Proto-Sinaitic, also known as Proto-Canaanite was the first consonantal alphabet. Even a quick and cursory glance at its inventory of signs makes it very apparent of this script's Egyptian origin. Originally it was thought that the local West-Semitic population of Sinai aaround 1700 BCE, influenced by Egyptian culture had adopted a small number of hieroglyphic signs ( about 30 ) to write their own language. However, recent discoveries in mainland Egypt have compounded this scenario. Inscriptions dating to 1900 BCE written in what appears to be Proto-Sinaitic were found in Upper Egypt
Proto-Sinaitic soon spread to Canaan (Palestine), hence its other name, Proto-Canaanite, or old Canaanite script. It evolved locally into the Phoenician script which is its immediate descendant taking on a more linear ( less curved ) shape of its signs, everything else remained pretty much the same. South Arabian was also an early offshoot of Proto-Sinaitic, as its letters are very different in shape and order from Phoenician.

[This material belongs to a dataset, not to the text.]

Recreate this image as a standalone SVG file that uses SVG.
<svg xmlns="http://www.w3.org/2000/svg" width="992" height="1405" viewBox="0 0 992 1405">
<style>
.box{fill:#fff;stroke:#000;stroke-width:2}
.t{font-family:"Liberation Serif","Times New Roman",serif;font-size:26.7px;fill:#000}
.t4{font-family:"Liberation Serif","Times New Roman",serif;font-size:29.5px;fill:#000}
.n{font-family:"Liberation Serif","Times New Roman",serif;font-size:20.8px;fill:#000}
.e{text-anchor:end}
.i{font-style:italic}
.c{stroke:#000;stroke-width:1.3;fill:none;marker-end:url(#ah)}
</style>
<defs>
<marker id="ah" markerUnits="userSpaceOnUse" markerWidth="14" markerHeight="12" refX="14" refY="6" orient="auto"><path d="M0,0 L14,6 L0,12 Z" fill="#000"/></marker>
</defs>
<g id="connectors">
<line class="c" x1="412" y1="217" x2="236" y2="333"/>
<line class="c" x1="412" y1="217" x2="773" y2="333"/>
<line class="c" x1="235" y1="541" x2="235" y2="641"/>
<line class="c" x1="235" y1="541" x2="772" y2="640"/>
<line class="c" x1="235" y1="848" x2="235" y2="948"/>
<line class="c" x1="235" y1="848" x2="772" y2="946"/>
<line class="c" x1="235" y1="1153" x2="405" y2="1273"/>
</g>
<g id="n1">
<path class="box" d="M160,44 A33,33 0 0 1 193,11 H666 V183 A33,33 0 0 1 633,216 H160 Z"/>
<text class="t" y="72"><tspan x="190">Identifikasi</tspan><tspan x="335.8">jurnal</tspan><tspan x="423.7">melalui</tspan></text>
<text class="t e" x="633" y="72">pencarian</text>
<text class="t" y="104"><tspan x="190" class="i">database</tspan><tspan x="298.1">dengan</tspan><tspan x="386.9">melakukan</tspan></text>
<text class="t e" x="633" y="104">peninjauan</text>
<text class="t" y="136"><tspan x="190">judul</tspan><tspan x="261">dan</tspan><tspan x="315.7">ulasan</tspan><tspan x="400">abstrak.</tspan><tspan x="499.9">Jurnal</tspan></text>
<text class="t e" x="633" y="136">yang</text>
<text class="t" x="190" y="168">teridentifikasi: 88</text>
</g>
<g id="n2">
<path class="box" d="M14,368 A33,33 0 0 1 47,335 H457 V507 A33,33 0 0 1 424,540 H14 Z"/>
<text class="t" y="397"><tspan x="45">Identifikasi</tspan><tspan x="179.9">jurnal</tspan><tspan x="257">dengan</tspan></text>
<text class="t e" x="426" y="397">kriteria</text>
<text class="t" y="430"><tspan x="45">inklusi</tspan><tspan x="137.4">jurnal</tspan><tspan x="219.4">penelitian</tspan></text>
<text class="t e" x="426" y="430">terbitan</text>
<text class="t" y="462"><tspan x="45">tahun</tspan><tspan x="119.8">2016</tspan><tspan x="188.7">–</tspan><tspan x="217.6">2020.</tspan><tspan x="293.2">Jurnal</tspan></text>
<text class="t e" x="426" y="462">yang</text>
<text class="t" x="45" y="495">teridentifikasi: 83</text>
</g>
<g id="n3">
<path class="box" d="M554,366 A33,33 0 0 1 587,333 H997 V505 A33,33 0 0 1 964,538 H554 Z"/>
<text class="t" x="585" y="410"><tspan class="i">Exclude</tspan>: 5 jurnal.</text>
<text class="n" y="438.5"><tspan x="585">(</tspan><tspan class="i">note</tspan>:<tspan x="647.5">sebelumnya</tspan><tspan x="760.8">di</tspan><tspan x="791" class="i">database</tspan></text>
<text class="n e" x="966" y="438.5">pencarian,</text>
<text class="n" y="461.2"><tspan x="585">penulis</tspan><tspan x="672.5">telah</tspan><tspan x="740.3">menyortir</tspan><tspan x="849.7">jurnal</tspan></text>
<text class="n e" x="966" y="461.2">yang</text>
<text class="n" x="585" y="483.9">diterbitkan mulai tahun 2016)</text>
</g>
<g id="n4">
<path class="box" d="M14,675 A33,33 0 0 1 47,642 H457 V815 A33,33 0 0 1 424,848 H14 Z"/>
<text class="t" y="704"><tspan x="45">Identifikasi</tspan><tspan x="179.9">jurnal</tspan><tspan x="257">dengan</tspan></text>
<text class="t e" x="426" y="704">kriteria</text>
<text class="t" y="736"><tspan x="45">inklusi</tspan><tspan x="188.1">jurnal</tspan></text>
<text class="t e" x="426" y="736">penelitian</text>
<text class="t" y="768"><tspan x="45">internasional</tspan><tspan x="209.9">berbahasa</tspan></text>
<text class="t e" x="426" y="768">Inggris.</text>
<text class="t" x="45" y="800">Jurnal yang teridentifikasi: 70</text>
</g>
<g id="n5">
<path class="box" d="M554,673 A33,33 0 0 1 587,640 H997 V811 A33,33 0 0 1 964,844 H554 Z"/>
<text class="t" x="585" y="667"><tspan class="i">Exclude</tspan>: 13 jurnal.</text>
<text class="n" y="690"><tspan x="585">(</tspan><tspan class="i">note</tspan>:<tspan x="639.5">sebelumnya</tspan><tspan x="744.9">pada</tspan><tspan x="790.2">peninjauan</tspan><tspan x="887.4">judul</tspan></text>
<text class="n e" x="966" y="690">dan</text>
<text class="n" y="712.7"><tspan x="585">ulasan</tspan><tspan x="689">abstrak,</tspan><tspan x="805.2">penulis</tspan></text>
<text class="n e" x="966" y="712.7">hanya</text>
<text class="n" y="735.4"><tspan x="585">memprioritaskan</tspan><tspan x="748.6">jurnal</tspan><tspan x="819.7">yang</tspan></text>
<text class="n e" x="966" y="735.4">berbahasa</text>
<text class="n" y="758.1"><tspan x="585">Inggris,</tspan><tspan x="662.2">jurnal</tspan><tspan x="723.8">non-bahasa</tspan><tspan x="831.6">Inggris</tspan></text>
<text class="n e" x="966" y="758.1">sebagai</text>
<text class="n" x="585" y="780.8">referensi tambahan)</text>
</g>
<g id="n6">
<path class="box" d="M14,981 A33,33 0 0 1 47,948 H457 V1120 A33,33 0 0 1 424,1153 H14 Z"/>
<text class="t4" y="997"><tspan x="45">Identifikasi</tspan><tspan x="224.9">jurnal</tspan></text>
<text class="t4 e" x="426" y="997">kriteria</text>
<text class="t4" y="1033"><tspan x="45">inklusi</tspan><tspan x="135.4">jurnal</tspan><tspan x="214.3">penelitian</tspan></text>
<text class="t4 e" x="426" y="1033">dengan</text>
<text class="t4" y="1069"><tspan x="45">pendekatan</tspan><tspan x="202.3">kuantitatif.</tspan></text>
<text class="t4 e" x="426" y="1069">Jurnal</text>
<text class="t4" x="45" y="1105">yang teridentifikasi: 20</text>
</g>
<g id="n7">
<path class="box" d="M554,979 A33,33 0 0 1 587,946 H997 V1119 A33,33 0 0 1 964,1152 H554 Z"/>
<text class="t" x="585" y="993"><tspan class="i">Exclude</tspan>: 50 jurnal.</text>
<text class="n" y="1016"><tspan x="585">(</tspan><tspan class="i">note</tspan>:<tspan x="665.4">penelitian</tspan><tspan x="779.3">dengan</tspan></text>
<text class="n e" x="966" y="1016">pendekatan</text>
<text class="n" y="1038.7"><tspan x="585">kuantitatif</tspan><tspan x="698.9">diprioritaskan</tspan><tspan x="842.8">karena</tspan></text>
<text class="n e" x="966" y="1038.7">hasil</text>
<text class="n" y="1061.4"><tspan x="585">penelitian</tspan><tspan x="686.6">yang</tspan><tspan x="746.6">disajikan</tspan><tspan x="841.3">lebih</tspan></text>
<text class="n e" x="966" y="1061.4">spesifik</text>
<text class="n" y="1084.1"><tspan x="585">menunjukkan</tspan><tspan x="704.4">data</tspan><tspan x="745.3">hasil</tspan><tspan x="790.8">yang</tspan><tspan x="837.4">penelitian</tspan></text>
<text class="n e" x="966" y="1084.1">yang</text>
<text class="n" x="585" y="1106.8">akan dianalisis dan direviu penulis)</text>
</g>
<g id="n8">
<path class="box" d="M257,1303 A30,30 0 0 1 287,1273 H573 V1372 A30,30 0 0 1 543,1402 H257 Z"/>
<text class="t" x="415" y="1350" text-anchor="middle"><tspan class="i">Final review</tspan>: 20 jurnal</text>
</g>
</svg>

E.H. Palmer discovered the first Proto-Sinaitic inscriptions in 1869. Sir Flinders Petrie found about ten more in 1905 in the area of the temple of Serabit el Khadem. They were so called because they were found to pre-date the Nabataean inscriptions, which at that time had not yet been deciphered and were called the Sinaitic inscriptions
An inscription in one of the turquoise mines, the longest ever discovered, is a message from the leader of a certain mining group to one of the workers or his assistant. It reads: “Though, O Shaphan, collect from Ababa 8 minas “(of turquoise ). The signature is: “Shimea, groom of the chief of the caravaneers”.